My favourite book when I was a kid was The King’s Stilts, by Dr. Seuss. It’s not the kind of book normally associated with Suess, as it’s prose as opposed to rhyme – although there are examples of his usual tongue-twisting style scattered throughout – and tells a more traditional, linear type of story. It’s also quite a bit longer than the average Seuss book, a fact that my mother told me drove her nuts every time I asked her to read it to me at bedtime. Which, for a while, was every night.

I’ve never once seen it in a bookstore. And I’ve looked a lot. Every time one of my friends has a baby, I give the newborn a copy of The King’s Stilts, and I’ve always had to special order it. At one point, so many friends were having babies, I was joking that I should be buying it in bulk.
It had come up in conversation so often that, when my friend Kerry was visiting, she asked to see my copy. After spending a minute flipping through its pages, she handed it back to me and asked me to read it to her. For all the times I’d read it, it had never once been out loud.
I cleared my throat and settled in to tell the tale of King Birtram, Eric the pageboy, and the sinister Lord Droon. The story takes place in Binn, a lowland kingdom which is protected from flooding by the interlacing roots of dike trees. Birds called nizzards like to eat the dike trees, and an army of Patrol Cats keep the nizzards at bay.

This quote comes from the book’s finale, when Patrol Cats fight off nizzards for the survival of the kingdom, and …

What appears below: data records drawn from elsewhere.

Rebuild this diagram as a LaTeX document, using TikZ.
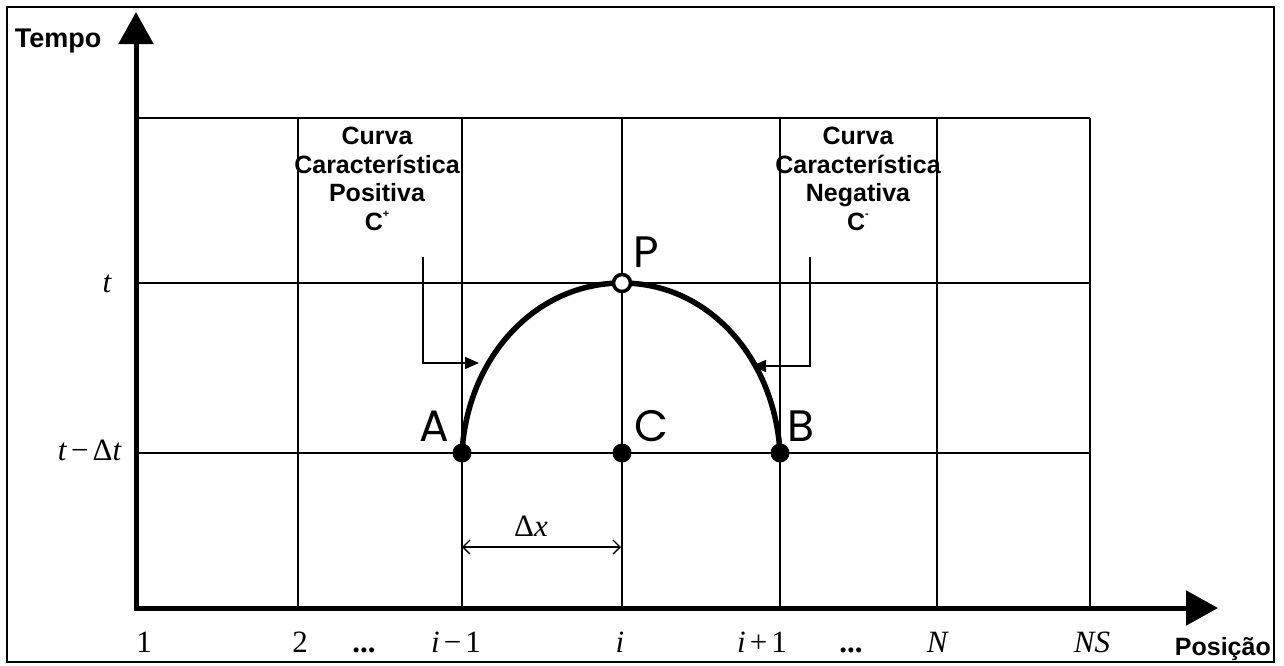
\documentclass[tikz,border=0pt]{standalone}
\usepackage{fontspec}
\setmainfont{Liberation Serif}
\newfontfamily\lsans{Liberation Sans}
\newfontfamily\geo{Poppins}
\usetikzlibrary{arrows.meta}
\newcommand{\opsp}{\hspace{4pt}}
\begin{document}
\begin{tikzpicture}[x=1pt,y=-1pt,
  gridline/.style={line width=1.4pt},
  axisline/.style={line width=5pt},
  lbl/.style={font=\lsans\bfseries\fontsize{25}{28.5}\selectfont, align=center, inner sep=0pt},
  sanslbl/.style={font=\lsans\bfseries\fontsize{27}{30}\selectfont, inner sep=0pt},
  num/.style={font=\fontsize{31}{34}\selectfont, anchor=base, inner sep=0pt},
  ptl/.style={font=\geo\fontsize{44}{48}\selectfont, inner sep=0pt},
  dot/.style={circle, fill=black, minimum size=19pt, inner sep=0pt},
  odot/.style={circle, draw=black, line width=3.5pt, fill=white, minimum size=17pt, inner sep=0pt},
  pointer/.style={line width=1.5pt, -{Triangle[length=14pt,width=12pt]}},
  dim/.style={line width=1.3pt, {Straight Barb[length=7pt,width=14pt]}-{Straight Barb[length=7pt,width=14pt]}},
]
\useasboundingbox (0,0) rectangle (1284,665);
\draw[line width=2pt] (7,7) rectangle (1274,662);

% grid
\foreach \x in {298,462,622,780,937,1090} \draw[gridline] (\x,118) -- (\x,608);
\foreach \y in {118,283,453} \draw[gridline] (136,\y) -- (1090,\y);

% axes
\coordinate (O) at (136,608);
\coordinate (Ytip) at (136,12);
\coordinate (Xtip) at (1218,608);
\draw[axisline, {Triangle[length=32pt,width=34pt]}-{Triangle[length=32pt,width=34pt]}] (Ytip) -- (O) -- (Xtip);

% characteristic curves
\coordinate (a) at (462,453);
\coordinate (c) at (622,453);
\coordinate (b) at (780,453);
\coordinate (p) at (622,283);
\draw[line width=5.5pt] (a) .. controls (467,359) and (534,283) .. (p)
                          .. controls (709,283) and (775,359) .. (b);
\node[dot] (A) at (a) {};
\node[dot] (C) at (c) {};
\node[dot] (B) at (b) {};
\node[odot] (P) at (p) {};

\node[ptl] (lA) at (434,426) {A};
\node[ptl] (lC) at (651,426) {C};
\node[ptl] (lB) at (801,426) {B};
\node[ptl] (lP) at (646,252) {P};

% labels of the characteristic curves
\node[lbl, anchor=north] (cpos) at (377,127) {Curva\\Característica\\Positiva\\C\raisebox{0.5em}{\fontsize{11}{11}\selectfont +}};
\node[lbl, anchor=north] (cneg) at (858,127) {Curva\\Característica\\Negativa\\C\raisebox{0.5em}{\fontsize{11}{11}\selectfont -}};

\coordinate (pl0) at (423,257);
\coordinate (pl1) at (479,363);
\draw[pointer] (pl0) |- (pl1);
\coordinate (pr0) at (810,257);
\coordinate (pr1) at (752,366);
\draw[pointer] (pr0) |- (pr1);

% delta x
\coordinate (dx0) at (462,547);
\coordinate (dx1) at (621,547);
\draw[dim] (dx0) -- (dx1);
\node[font=\fontsize{31}{34}\selectfont, inner sep=0pt] (dxl) at (531,526) {Δ\textit{x}};

% axis titles
\node[sanslbl] (tempo) at (58,41) {Tempo};
\node[sanslbl, font=\lsans\bfseries\fontsize{25}{28}\selectfont, anchor=base east] (posicao) at (1271,655) {Posição};

% time labels
\node[num, anchor=base east] (tl) at (112,292) {\textit{t}};
\node[num, anchor=base east] (tdl) at (122,460) {\textit{t}\opsp−\opsp Δ\textit{t}};

% position labels
\node[num] (n1) at (144,652) {1};
\node[num] (n2) at (300,652) {2};
\node[num] (d1) at (364,652) {\textbf{...}};
\node[num] (nim) at (456,652) {\textit{i}\opsp−\opsp 1};
\node[num] (ni) at (620,652) {\textit{i}};
\node[num] (nip) at (762,652) {\textit{i}\opsp+\opsp 1};
\node[num] (d2) at (851,652) {\textbf{...}};
\node[num] (nN) at (938,652) {\textit{N}};
\node[num] (nNS) at (1092,652) {\textit{NS}};
\end{tikzpicture}
\end{document}
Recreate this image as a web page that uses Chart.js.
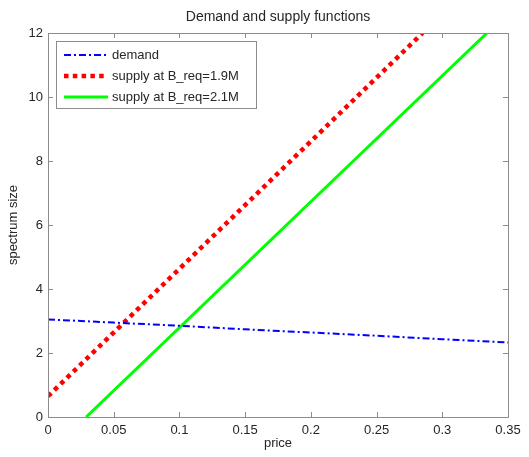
<!DOCTYPE html>
<html>
<head>
<meta charset="utf-8">
<script src="https://cdn.jsdelivr.net/npm/chart.js@4.4.0/dist/chart.umd.min.js"></script>
<style>
  body { margin: 0; background: #fff; }
  canvas { display: block; }
</style>
</head>
<body>
<canvas id="grafico" width="529" height="457"></canvas>
<script>
// datos
const precioDemanda = [0, 0.05, 0.1, 0.15, 0.2, 0.25, 0.3, 0.35];
const demanda = [3.05, 2.95, 2.85, 2.74, 2.64, 2.54, 2.43, 2.33];
const precioOferta19 = [0, 0.285];
const oferta19 = [0.65, 12];
const precioOferta21 = [0.029, 0.334];
const oferta21 = [0, 12];
const ticksX = [0, 0.05, 0.1, 0.15, 0.2, 0.25, 0.3, 0.35];
const ticksY = [0, 2, 4, 6, 8, 10, 12];

const fuente = "'Liberation Sans', Arial, sans-serif";
const colorTexto = '#262626';

function puntos(xs, ys) {
    return xs.map((x, i) => ({ x: x, y: ys[i] }));
}

// ticks hacia adentro en los cuatro lados, estilo matlab
const ticksAdentro = {
    id: 'ticksAdentro',
    afterDraw(chart) {
        const ctx = chart.ctx;
        const a = chart.chartArea;
        const sx = chart.scales.x, sy = chart.scales.y;
        ctx.save();
        ctx.strokeStyle = '#8c8c8c';
        ctx.lineWidth = 1;
        ctx.beginPath();
        ticksX.forEach(v => {
            const px = Math.round(sx.getPixelForValue(v)) + 0.5;
            ctx.moveTo(px, a.bottom); ctx.lineTo(px, a.bottom - 5);
            ctx.moveTo(px, a.top); ctx.lineTo(px, a.top + 5);
        });
        ticksY.forEach(v => {
            const py = Math.round(sy.getPixelForValue(v)) + 0.5;
            ctx.moveTo(a.left, py); ctx.lineTo(a.left + 5, py);
            ctx.moveTo(a.right, py); ctx.lineTo(a.right - 5, py);
        });
        ctx.stroke();
        ctx.strokeRect(Math.round(a.left) + 0.5, Math.round(a.top) + 0.5,
            Math.round(a.right - a.left), Math.round(a.bottom - a.top));
        ctx.restore();
    }
};

// leyenda dibujada dentro del area del grafico
const leyenda = {
    id: 'leyenda',
    afterDraw(chart) {
        const ctx = chart.ctx;
        const x0 = 56, y0 = 41, w = 200, h = 67;
        ctx.save();
        ctx.fillStyle = '#fff';
        ctx.fillRect(x0, y0, w, h);
        ctx.strokeStyle = '#8c8c8c';
        ctx.lineWidth = 1;
        ctx.strokeRect(x0 + 0.5, y0 + 0.5, w, h);
        const filas = [55, 76, 97];
        chart.data.datasets.forEach((ds, i) => {
            const y = filas[i];
            ctx.beginPath();
            ctx.strokeStyle = ds.borderColor;
            ctx.lineWidth = ds.borderWidth;
            ctx.setLineDash(ds.borderDash || []);
            ctx.lineCap = 'butt';
            ctx.moveTo(64, y);
            ctx.lineTo(108, y);
            ctx.stroke();
            ctx.setLineDash([]);
            ctx.fillStyle = colorTexto;
            ctx.font = '13px ' + fuente;
            ctx.textBaseline = 'middle';
            ctx.fillText(ds.label, 112, y);
        });
        ctx.restore();
    }
};

const config = {
    type: 'scatter',
    data: {
        datasets: [
            {
                label: 'demand',
                data: puntos(precioDemanda, demanda),
                showLine: true,
                borderColor: '#0000ff',
                borderWidth: 2,
                borderDash: [7, 3, 2, 3],
                pointRadius: 0,
                fill: false
            },
            {
                label: 'supply at B_req=1.9M',
                data: puntos(precioOferta19, oferta19),
                showLine: true,
                borderColor: '#ff0000',
                borderWidth: 4.5,
                borderDash: [4.5, 4.3],
                pointRadius: 0,
                fill: false
            },
            {
                label: 'supply at B_req=2.1M',
                data: puntos(precioOferta21, oferta21),
                showLine: true,
                borderColor: '#00ff00',
                borderWidth: 3,
                pointRadius: 0,
                fill: false
            }
        ]
    },
    options: {
        responsive: false,
        animation: false,
        layout: { padding: { top: 33, right: 21, left: 0, bottom: 0 } },
        plugins: {
            legend: { display: false },
            tooltip: { enabled: false },
            title: { display: false }
        },
        scales: {
            x: {
                type: 'linear',
                min: 0,
                max: 0.35,
                afterBuildTicks: s => { s.ticks = ticksX.map(v => ({ value: v })); },
                afterFit: s => { s.height = 40; },
                grid: { display: false, drawTicks: false },
                border: { display: false },
                ticks: {
                    color: colorTexto,
                    font: { family: fuente, size: 13 },
                    padding: 6,
                    maxRotation: 0,
                    callback: v => String(v)
                },
                title: {
                    display: true,
                    text: 'price',
                    color: colorTexto,
                    font: { family: fuente, size: 13 },
                    padding: { top: 0, bottom: 6 }
                }
            },
            y: {
                type: 'linear',
                min: 0,
                max: 12,
                afterBuildTicks: s => { s.ticks = ticksY.map(v => ({ value: v })); },
                afterFit: s => { s.width = 48; },
                grid: { display: false, drawTicks: false },
                border: { display: false },
                ticks: {
                    color: colorTexto,
                    font: { family: fuente, size: 13 },
                    padding: 5
                },
                title: {
                    display: true,
                    text: 'spectrum size',
                    color: colorTexto,
                    font: { family: fuente, size: 13 },
                    padding: { top: 6, bottom: 0 }
                }
            }
        }
    },
    plugins: [ticksAdentro, leyenda, {
        id: 'titulo',
        afterDraw(chart) {
            const ctx = chart.ctx;
            const a = chart.chartArea;
            ctx.save();
            ctx.fillStyle = colorTexto;
            ctx.font = '14px ' + fuente;
            ctx.textAlign = 'center';
            ctx.textBaseline = 'middle';
            ctx.fillText('Demand and supply functions', (a.left + a.right) / 2, 17);
            ctx.restore();
        }
    }]
};

new Chart(document.getElementById('grafico').getContext('2d'), config);
</script>
</body>
</html>
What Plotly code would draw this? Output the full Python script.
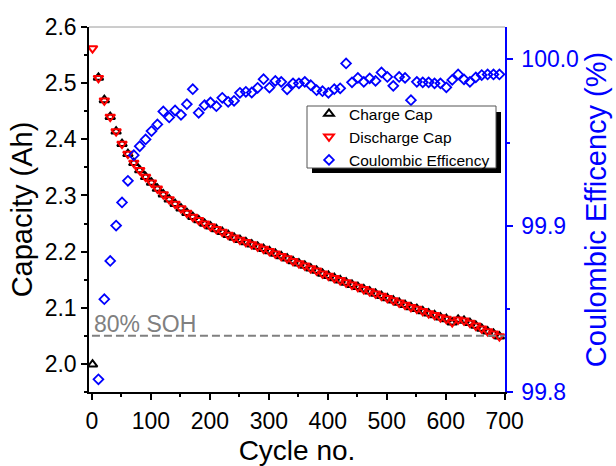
import plotly.graph_objects as go

# ---------------- data ----------------
cap_cycles = [1, 11, 21, 31, 41, 51, 61, 71, 81, 91,
              101, 111, 121, 131, 141, 151, 161, 171, 181, 191,
              201, 211, 221, 231, 241, 251, 261, 271, 281, 291,
              301, 311, 321, 331, 341, 351, 361, 371, 381, 391,
              401, 411, 421, 431, 441, 451, 461, 471, 481, 491,
              501, 511, 521, 531, 541, 551, 561, 571, 581, 591,
              601, 611, 621, 631, 641, 651, 661, 671, 681, 691]

discharge_cap = [2.562, 2.509, 2.469, 2.440, 2.414, 2.392, 2.374, 2.358, 2.345, 2.333,
                 2.323, 2.312, 2.302, 2.293, 2.285, 2.277, 2.269, 2.262, 2.256, 2.250,
                 2.245, 2.240, 2.235, 2.230, 2.225, 2.221, 2.217, 2.213, 2.209, 2.205,
                 2.201, 2.1965, 2.192, 2.188, 2.183, 2.179, 2.175, 2.170, 2.166, 2.161,
                 2.157, 2.153, 2.149, 2.145, 2.141, 2.137, 2.133, 2.129, 2.125, 2.121,
                 2.117, 2.113, 2.109, 2.105, 2.101, 2.098, 2.094, 2.090, 2.087, 2.083,
                 2.080, 2.074, 2.079, 2.077, 2.073, 2.068, 2.063, 2.058, 2.054, 2.049]

charge_cap = [1.999, 2.510, 2.470, 2.440, 2.414, 2.392, 2.374, 2.358, 2.345, 2.333,
              2.323, 2.312, 2.302, 2.293, 2.285, 2.277, 2.269, 2.262, 2.256, 2.250,
              2.245, 2.240, 2.235, 2.230, 2.225, 2.221, 2.217, 2.213, 2.209, 2.205,
              2.201, 2.1965, 2.192, 2.188, 2.183, 2.179, 2.175, 2.170, 2.166, 2.161,
              2.157, 2.153, 2.149, 2.145, 2.141, 2.137, 2.133, 2.129, 2.125, 2.121,
              2.117, 2.113, 2.109, 2.105, 2.101, 2.098, 2.094, 2.090, 2.087, 2.083,
              2.080, 2.074, 2.079, 2.077, 2.073, 2.068, 2.063, 2.058, 2.054, 2.049]

ce_cycles = [11, 21, 31, 41, 51, 61, 71, 81, 91,
             101, 111, 121, 131, 141, 151, 161, 171, 181, 191,
             201, 211, 221, 231, 241, 251, 261, 271, 281, 291,
             301, 311, 321, 331, 341, 351, 361, 371, 381, 391,
             401, 411, 421, 431, 441, 451, 461, 471, 481, 491,
             501, 511, 521, 531, 541, 551, 561, 571, 581, 591,
             601, 611, 621, 631, 641, 651, 661, 671, 681, 691]

coulombic_eff = [99.8076, 99.8558, 99.8788, 99.9001, 99.9140, 99.9270, 99.9424, 99.9478, 99.9519,
                 99.9569, 99.9609, 99.9687, 99.9651, 99.9693, 99.9667, 99.9731, 99.9821, 99.9679, 99.9725,
                 99.9741, 99.9719, 99.9769, 99.9745, 99.9751, 99.9799, 99.9805, 99.9801, 99.9829, 99.9881,
                 99.9831, 99.9871, 99.9865, 99.9820, 99.9856, 99.9856, 99.9865, 99.9845, 99.9815, 99.9809,
                 99.9799, 99.9821, 99.9826, 99.9976, 99.9862, 99.9889, 99.9865, 99.9886, 99.9871, 99.9922,
                 99.9895, 99.9841, 99.9895, 99.9889, 99.9755, 99.9865, 99.9862, 99.9862, 99.9856, 99.9856,
                 99.9832, 99.9877, 99.9910, 99.9880, 99.9865, 99.9892, 99.9906, 99.9910, 99.9910, 99.9910]

soh_level = 2.05
soh_label = "80% SOH"

x_ticks = [0, 100, 200, 300, 400, 500, 600, 700]
y_ticks = [2.0, 2.1, 2.2, 2.3, 2.4, 2.5, 2.6]
y2_ticks = [99.8, 99.9, 100.0]

# ---------------- figure ----------------
FONT = "Arial, Liberation Sans, sans-serif"
BLUE = "#0000FF"
RED = "#FF0000"

# plot area in pixels
L, R, T, B = 89, 505, 27, 392
PW, PH = R - L, B - T


def px_x(p):
    return (p - L) / PW


def px_y(p):
    return (B - p) / PH


fig = go.Figure()

fig.add_trace(go.Scatter(
    x=cap_cycles, y=charge_cap, mode="markers", name="Charge Cap",
    marker=dict(symbol="triangle-up-open", size=8.5, color="black", line=dict(width=2)),
))
fig.add_trace(go.Scatter(
    x=cap_cycles, y=discharge_cap, mode="markers", name="Discharge Cap",
    marker=dict(symbol="triangle-down-open", size=8.5, color=RED, line=dict(width=2)),
))
fig.add_trace(go.Scatter(
    x=ce_cycles, y=coulombic_eff, mode="markers", name="Coulombic Efficency",
    yaxis="y2",
    marker=dict(symbol="diamond-open", size=7.5, color=BLUE, line=dict(width=1.8)),
))

# 80% SOH dashed line
fig.add_shape(type="line", xref="x", yref="y", x0=0, x1=700, y0=soh_level, y1=soh_level,
              line=dict(color="#808080", width=2, dash="8px,4px"))
fig.add_annotation(x=0, y=soh_level, xref="x", yref="y", text=soh_label, showarrow=False,
                   xanchor="left", yanchor="bottom", yshift=-3,
                   font=dict(family=FONT, size=23, color="#808080"))

# top frame line (gray)
fig.add_shape(type="line", xref="paper", yref="paper", x0=0, x1=1, y0=1, y1=1,
              line=dict(color="#9a9a9a", width=1))

# legend shadow and box
fig.add_shape(type="rect", xref="paper", yref="paper",
              x0=px_x(312), x1=px_x(501), y0=px_y(173), y1=px_y(112),
              fillcolor="black", line=dict(width=0), layer="above")
fig.add_shape(type="rect", xref="paper", yref="paper",
              x0=px_x(307), x1=px_x(496), y0=px_y(168), y1=px_y(106),
              fillcolor="white", line=dict(color="#555555", width=1), layer="above")

fig.update_layout(
    width=616, height=466,
    margin=dict(l=L, r=616 - R, t=T, b=466 - B),
    plot_bgcolor="white", paper_bgcolor="white",
    font=dict(family=FONT, color="black"),
    showlegend=True,
    legend=dict(x=px_x(309), y=px_y(137), xanchor="left", yanchor="middle",
                bgcolor="rgba(0,0,0,0)", borderwidth=0,
                font=dict(family=FONT, size=15.5, color="black"),
                itemwidth=30, tracegroupgap=0),
    xaxis=dict(
        range=[-5, 700.5], tickvals=x_ticks, ticktext=[str(v) for v in x_ticks],
        automargin=False,
        showgrid=False, zeroline=False, showline=True, linecolor="black", linewidth=1.5,
        ticks="outside", ticklen=6, tickwidth=1.5, tickcolor="black",
        ticklabelstandoff=2,
        minor=dict(dtick=50, tick0=0, ticks="outside", ticklen=3, tickwidth=1.5, tickcolor="black"),
        tickfont=dict(family=FONT, size=23, color="black"),
        title=dict(text="Cycle no.", font=dict(family=FONT, size=28, color="black"), standoff=12),
    ),
    yaxis=dict(
        range=[1.95, 2.6], tickvals=y_ticks, ticktext=["%.1f" % v for v in y_ticks],
        automargin=False,
        showgrid=False, zeroline=False, showline=True, linecolor="black", linewidth=1.5,
        ticks="outside", ticklen=6, tickwidth=1.5, tickcolor="black",
        minor=dict(dtick=0.05, tick0=1.95, ticks="outside", ticklen=3, tickwidth=1.5, tickcolor="black"),
        tickfont=dict(family=FONT, size=23, color="black"),
        title=dict(text="Capacity (Ah)", font=dict(family=FONT, size=29, color="black"), standoff=4),
    ),
    yaxis2=dict(
        overlaying="y", side="right", anchor="x",
        automargin=False,
        range=[99.8, 100.0195], tickvals=y2_ticks, ticktext=["%.1f" % v for v in y2_ticks],
        showgrid=False, zeroline=False, showline=True, linecolor=BLUE, linewidth=1.5,
        ticks="outside", ticklen=6, tickwidth=1.5, tickcolor=BLUE,
        ticklabelstandoff=4,
        minor=dict(dtick=0.05, tick0=99.8, ticks="outside", ticklen=3, tickwidth=1.5, tickcolor=BLUE),
        tickfont=dict(family=FONT, size=23, color=BLUE),
        title=dict(text="Coulombic Efficency (%)", font=dict(family=FONT, size=29, color=BLUE), standoff=8),
    ),
)

fig.write_html("out.html")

The fur flew fast but the feathers flew faster!
And I flubbed it.
Kerry mostly kept a straight face while I untied my lips. But then I flubbed the line a second time, and the giggles started in earnest. I tried to continue a few more times, but it was useless. I never got further than a couple of words, and eventually we were both laughing so hard we were crying, and I couldn’t get a single syllable out without setting us off again.
This sort of thing isn’t a one-off for Kerry and I. We’ve been giggling together since we were teenagers. In fact, it’s probably our best-known feature among friends and family. (The first time my mother and Ron met, Kerry phoned and got me laughing so hard I fell to my knees. As I knelt there, unable to speak, Ron looked at my mother and said, “I take it that’s Kerry,” to which she rolled her eyes and replied, “Get used to it.”)
This, though … this is one of our absolute standout gigglefests of all time. So of course the line that triggered it all made it into the quote book. Even more than the book itself, the memory always brings a smile.